As it turned out, it was a wild ride, but thoroughly survivable and even sort of fun once you gave in to the absurdity of rocking and listing at fairly severe angles for two days there and then two days back.
OK, maybe "fun" is too strong a word. Yet, once you figure out the fairly consistent movement, it's possible to ride it out without too much discomfort (we did not get sick during the crossing, something we owe to the scopolamine patches, along with lying down as much as we could).
Of course, the fear of so-called "rogue" waves was always on our minds, it was hard to sit and eat, and the first night, when the ship had to turn quickly away from a brewing storm, for a moment I thought we were goners. I described my anxiety to a young Russian sailor the next day. He looked at me, surprised, and said thickly, "Drake Passage last night? Smooth like pond."
Clearly, he and I have different standards.
On board during our adventure, veteran Quark Expeditions team leader Shane Evoy told AOL News that while some passengers get lucky and get to experience a calm "Drake Lake," more often than not it's the "Drake Shake" that awaits.
"I've been through the Drake Passage about 250 times," Evoy said. "The Drake Lake effect happens maybe once a season -- maybe. Passengers typically come aboard with concerns, dying to know what to expect. And it's very unpredictable. These past few days are what I would call moderate. Trust me, it can get much wilder."
What's the worst Drake crossing Evoy has ever experienced?
"Last year, we had waves with heights of about 15 meters, full of ice, with ice chunks the size of cars coming onto our bow. Plus, 55-knot winds -- it was intense. But I always have faith in the ship I'm aboard, and I'm partial to a Russian icebreaker like this one."
Evoy added with a laugh, "Though I've been at sea for 16 years, I still get seasick.
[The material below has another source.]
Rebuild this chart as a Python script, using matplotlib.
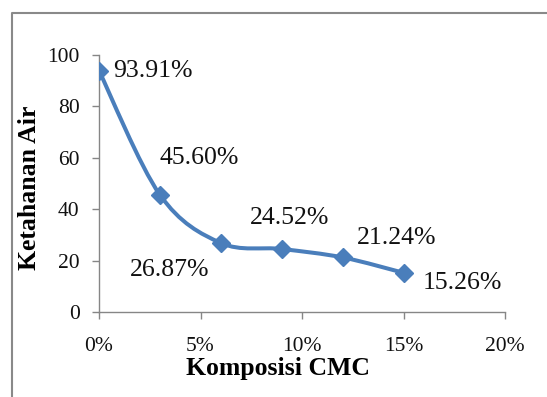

It's one of those things that just hits certain people, but even getting a little sick would never keep me from this magnificent waterway. You just have to respect it."
Some Drake Passage facts:
- The first recorded voyage through the passage was in 1616. The ship, named Eendracht, was captained by the Dutch navigator Willem Schouten.
- The Drake Passage connects the southwestern part of the Atlantic Ocean with the southeastern part of the Pacific Ocean.
- The passage is named after the 16th century English privateer Sir Francis Drake.
- The Drake Passage played an important part in the trade of the 19th and early 20th centuries before the opening of the Panama Canal in 1914.